Retail expert focuses on people throughout varied career
In 1995, Steven Kirn decided to write a personal mission statement, a sentence to define who he was and his purpose in life.
He wrote: “to help people learn and grow, with lightness of spirit.”
It’s a philosophy that Kirn, now the executive director of the David F. Miller Retailing Education and Research Center, has followed throughout his career.
“I’ve always been interested in how people develop,” he said. “And in all of my jobs, I think that’s been my focus.”
Kirn began his career in psychology, graduating from UF with a master’s degree in clinical psychology in 1971 and a doctorate in the same subject in 1974. While at UF, he met his wife, Katrine, who also earned her doctorate in clinical psychology at UF. He worked in the mental health field for six years, first as an intern and later at community mental health centers and in a private practice in Kentucky that he owned with his wife. He also was a full-time faculty member at Bellarmine University in Louisville for six years.
Kirn said he provided therapy for people suffering from depression, anxiety and other mental illnesses, as well as helped “people in okay situations get to great situations.”

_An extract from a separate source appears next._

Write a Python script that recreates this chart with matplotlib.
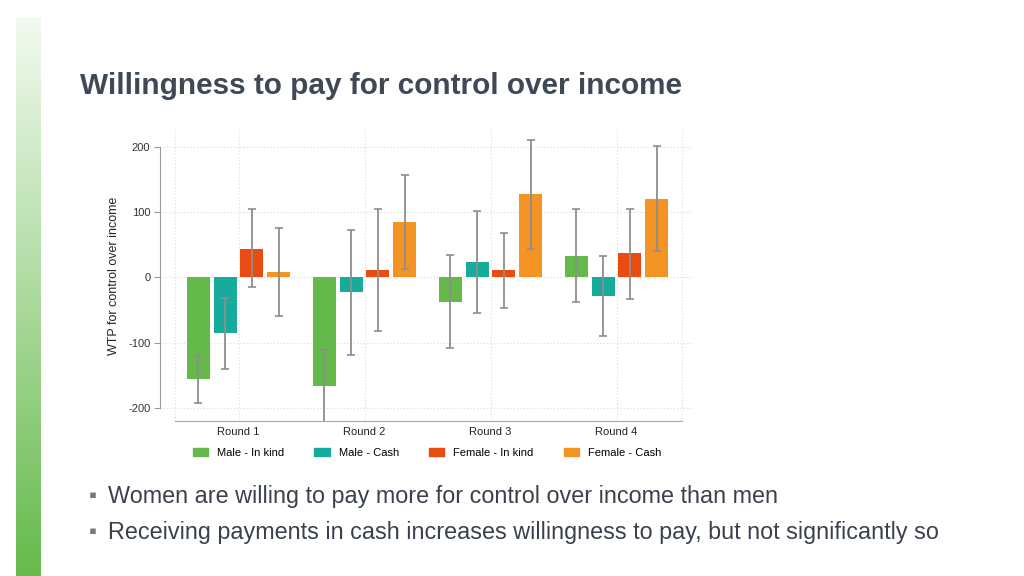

But after six years in teaching and private practice, Kirn began career moves that ultimately landed him in the world of retail.
“At first the two fields don’t seem related,” he said, “but at their cores, both are about helping people develop to their full potential.”

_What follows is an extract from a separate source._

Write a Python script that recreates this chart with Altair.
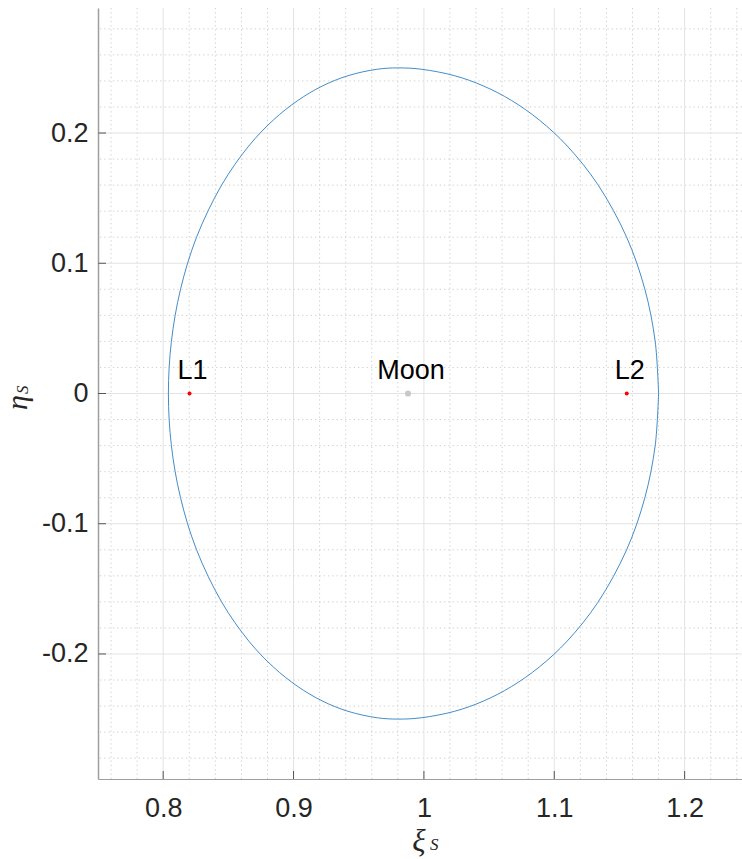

He spent a decade working in human resources and consulting for various retail firms, including BATUS Inc., parent company of Saks Fifth Avenue, Marshall Field’s and Kohl’s. He later transitioned to a position at Sears. For nine years, Kirn served as the vice president for learning and development, training employees, recruiting interns and management trainees, and planning executive succession.

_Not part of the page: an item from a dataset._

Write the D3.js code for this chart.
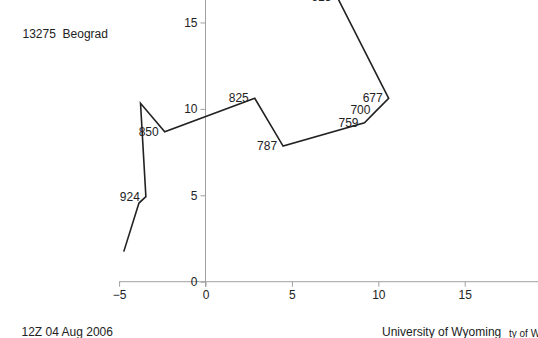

Now, at UF, he maintains his mission to help people grow, as he helps students plan their careers and develop their interests before they graduate.
The Miller Retailing Education and Research Center organizes opportunities for students interested in any aspect of retail. The center brings in professionals to talk to students, coordinates undergraduate internships and allows students to network with each other.
With retail making up 25 percent of American jobs, there are positions in store management, real estate, communications, technology and human resources, among other fields, Kirn said.
“When people hear ‘working in retail,’ a lot of them think only of cashiers or Walmart greeters,” he said. “But the truth is that retail offers a lot more opportunities.”
But what he loves most, he said, is following his mission statement and helping students “learn and grow.”
“After all of my experience,” he said, “it would be a shame to not share it and pass it on.”